## What you will do
Copy out the data below as written; omit any images.

-*-

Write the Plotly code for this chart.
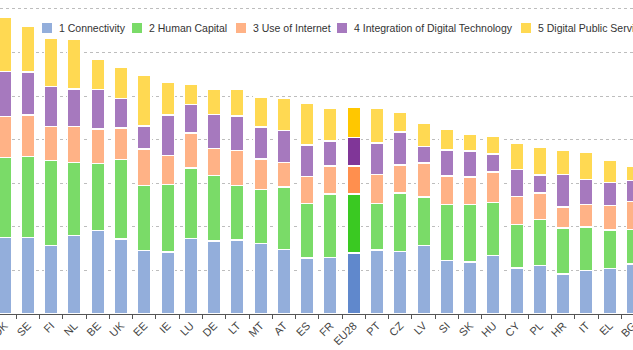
import plotly.graph_objects as go

countries = ["DK", "SE", "FI", "NL", "BE", "UK", "EE", "IE", "LU", "DE", "LT", "MT", "AT", "ES",
             "FR", "EU28", "PT", "CZ", "LV", "SI", "SK", "HU", "CY", "PL", "HR", "IT", "EL", "BG"]

connectivity = [0.176, 0.175, 0.157, 0.180, 0.192, 0.172, 0.146, 0.142, 0.173, 0.167, 0.170, 0.162, 0.148, 0.128,
                0.130, 0.140, 0.147, 0.143, 0.157, 0.123, 0.119, 0.134, 0.105, 0.111, 0.092, 0.100, 0.104, 0.115]
human_capital = [0.183, 0.186, 0.195, 0.167, 0.153, 0.182, 0.149, 0.155, 0.162, 0.151, 0.125, 0.123, 0.143, 0.126,
                 0.145, 0.135, 0.106, 0.135, 0.111, 0.128, 0.132, 0.122, 0.100, 0.106, 0.105, 0.099, 0.089, 0.079]
use_of_internet = [0.094, 0.096, 0.078, 0.083, 0.079, 0.073, 0.083, 0.067, 0.080, 0.062, 0.080, 0.070, 0.056, 0.061,
                   0.065, 0.065, 0.067, 0.064, 0.078, 0.065, 0.063, 0.070, 0.065, 0.061, 0.048, 0.052, 0.056, 0.064]
integration = [0.103, 0.098, 0.092, 0.086, 0.091, 0.067, 0.053, 0.092, 0.065, 0.078, 0.079, 0.074, 0.074, 0.073,
               0.057, 0.065, 0.072, 0.076, 0.038, 0.060, 0.060, 0.041, 0.062, 0.041, 0.075, 0.057, 0.053, 0.048]
public_services = [0.125, 0.106, 0.111, 0.115, 0.069, 0.071, 0.116, 0.076, 0.047, 0.057, 0.061, 0.069, 0.074, 0.095,
                   0.076, 0.069, 0.081, 0.044, 0.053, 0.047, 0.038, 0.040, 0.060, 0.063, 0.055, 0.063, 0.051, 0.034]

series_names = ["1 Connectivity", "2 Human Capital", "3 Use of Internet",
                "4 Integration of Digital Technology", "5 Digital Public Services"]
series_values = [connectivity, human_capital, use_of_internet, integration, public_services]
base_colors = ["#93AEDB", "#7ADB68", "#FFB286", "#A679BE", "#FFD952"]
highlight_colors = ["#6088CC", "#3AC922", "#FF8F4E", "#803698", "#FFC700"]
highlight = "EU28"

fig = go.Figure()
for name, vals, c, hc in zip(series_names, series_values, base_colors, highlight_colors):
    colors = [hc if k == highlight else c for k in countries]
    fig.add_trace(go.Bar(
        x=countries, y=vals, name=name, showlegend=False,
        marker=dict(color=colors, line=dict(color="white", width=1.5)),
    ))

# Manual legend (items clipped at the right edge like the reference)
W, H_PLOT = 633, 314
legend_sq_x = [42, 132, 236, 337, 521]
legend_y = 28
shapes = []
annotations = []
for sx, name, c in zip(legend_sq_x, series_names, base_colors):
    shapes.append(dict(type="rect", xref="paper", yref="paper",
                       x0=sx / W, x1=(sx + 10) / W,
                       y0=1 - (legend_y + 5) / H_PLOT, y1=1 - (legend_y - 5) / H_PLOT,
                       fillcolor=c, line=dict(width=0), layer="above"))
    annotations.append(dict(text=name, xref="paper", yref="paper",
                            x=(sx + 15) / W, y=1 - legend_y / H_PLOT,
                            xanchor="left", yanchor="middle", showarrow=False,
                            font=dict(size=10.5, color="#333333")))

fig.update_layout(
    template="none",
    width=633, height=350,
    margin=dict(l=0, r=0, t=0, b=36, pad=0, autoexpand=False),
    paper_bgcolor="white", plot_bgcolor="white",
    barmode="stack", bargap=0.42,
    font=dict(family="Liberation Sans, Arial, Helvetica, sans-serif", size=11, color="#444444"),
    shapes=shapes, annotations=annotations,
    xaxis=dict(range=[-0.2, 27.0], tickangle=-45, showline=True, linecolor="#555555", linewidth=1,
               ticks="outside", tickson="boundaries", ticklen=4, tickcolor="#555555",
               showgrid=False, automargin=False, tickfont=dict(size=11, color="#444444")),
    yaxis=dict(range=[0, 0.7202], showticklabels=False, showline=False, zeroline=False,
               showgrid=True, gridcolor="#bdbdbd", gridwidth=1, griddash="3px,3px",
               dtick=0.1, tick0=0, automargin=False),
)

fig.write_html("out.html")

-*-

## Result of the exercise
Write the Plotly code for this chart.
import plotly.graph_objects as go

countries = ["DK", "SE", "FI", "NL", "BE", "UK", "EE", "IE", "LU", "DE", "LT", "MT", "AT", "ES",
             "FR", "EU28", "PT", "CZ", "LV", "SI", "SK", "HU", "CY", "PL", "HR", "IT", "EL", "BG"]

connectivity = [0.176, 0.175, 0.157, 0.180, 0.192, 0.172, 0.146, 0.142, 0.173, 0.167, 0.170, 0.162, 0.148, 0.128,
                0.130, 0.140, 0.147, 0.143, 0.157, 0.123, 0.119, 0.134, 0.105, 0.111, 0.092, 0.100, 0.104, 0.115]
human_capital = [0.183, 0.186, 0.195, 0.167, 0.153, 0.182, 0.149, 0.155, 0.162, 0.151, 0.125, 0.123, 0.143, 0.126,
                 0.145, 0.135, 0.106, 0.135, 0.111, 0.128, 0.132, 0.122, 0.100, 0.106, 0.105, 0.099, 0.089, 0.079]
use_of_internet = [0.094, 0.096, 0.078, 0.083, 0.079, 0.073, 0.083, 0.067, 0.080, 0.062, 0.080, 0.070, 0.056, 0.061,
                   0.065, 0.065, 0.067, 0.064, 0.078, 0.065, 0.063, 0.070, 0.065, 0.061, 0.048, 0.052, 0.056, 0.064]
integration = [0.103, 0.098, 0.092, 0.086, 0.091, 0.067, 0.053, 0.092, 0.065, 0.078, 0.079, 0.074, 0.074, 0.073,
               0.057, 0.065, 0.072, 0.076, 0.038, 0.060, 0.060, 0.041, 0.062, 0.041, 0.075, 0.057, 0.053, 0.048]
public_services = [0.125, 0.106, 0.111, 0.115, 0.069, 0.071, 0.116, 0.076, 0.047, 0.057, 0.061, 0.069, 0.074, 0.095,
                   0.076, 0.069, 0.081, 0.044, 0.053, 0.047, 0.038, 0.040, 0.060, 0.063, 0.055, 0.063, 0.051, 0.034]

series_names = ["1 Connectivity", "2 Human Capital", "3 Use of Internet",
                "4 Integration of Digital Technology", "5 Digital Public Services"]
series_values = [connectivity, human_capital, use_of_internet, integration, public_services]
base_colors = ["#93AEDB", "#7ADB68", "#FFB286", "#A679BE", "#FFD952"]
highlight_colors = ["#6088CC", "#3AC922", "#FF8F4E", "#803698", "#FFC700"]
highlight = "EU28"

fig = go.Figure()
for name, vals, c, hc in zip(series_names, series_values, base_colors, highlight_colors):
    colors = [hc if k == highlight else c for k in countries]
    fig.add_trace(go.Bar(
        x=countries, y=vals, name=name, showlegend=False,
        marker=dict(color=colors, line=dict(color="white", width=1.5)),
    ))

# Manual legend (items clipped at the right edge like the reference)
W, H_PLOT = 633, 314
legend_sq_x = [42, 132, 236, 337, 521]
legend_y = 28
shapes = []
annotations = []
for sx, name, c in zip(legend_sq_x, series_names, base_colors):
    shapes.append(dict(type="rect", xref="paper", yref="paper",
                       x0=sx / W, x1=(sx + 10) / W,
                       y0=1 - (legend_y + 5) / H_PLOT, y1=1 - (legend_y - 5) / H_PLOT,
                       fillcolor=c, line=dict(width=0), layer="above"))
    annotations.append(dict(text=name, xref="paper", yref="paper",
                            x=(sx + 15) / W, y=1 - legend_y / H_PLOT,
                            xanchor="left", yanchor="middle", showarrow=False,
                            font=dict(size=10.5, color="#333333")))

fig.update_layout(
    template="none",
    width=633, height=350,
    margin=dict(l=0, r=0, t=0, b=36, pad=0, autoexpand=False),
    paper_bgcolor="white", plot_bgcolor="white",
    barmode="stack", bargap=0.42,
    font=dict(family="Liberation Sans, Arial, Helvetica, sans-serif", size=11, color="#444444"),
    shapes=shapes, annotations=annotations,
    xaxis=dict(range=[-0.2, 27.0], tickangle=-45, showline=True, linecolor="#555555", linewidth=1,
               ticks="outside", tickson="boundaries", ticklen=4, tickcolor="#555555",
               showgrid=False, automargin=False, tickfont=dict(size=11, color="#444444")),
    yaxis=dict(range=[0, 0.7202], showticklabels=False, showline=False, zeroline=False,
               showgrid=True, gridcolor="#bdbdbd", gridwidth=1, griddash="3px,3px",
               dtick=0.1, tick0=0, automargin=False),
)

fig.write_html("out.html")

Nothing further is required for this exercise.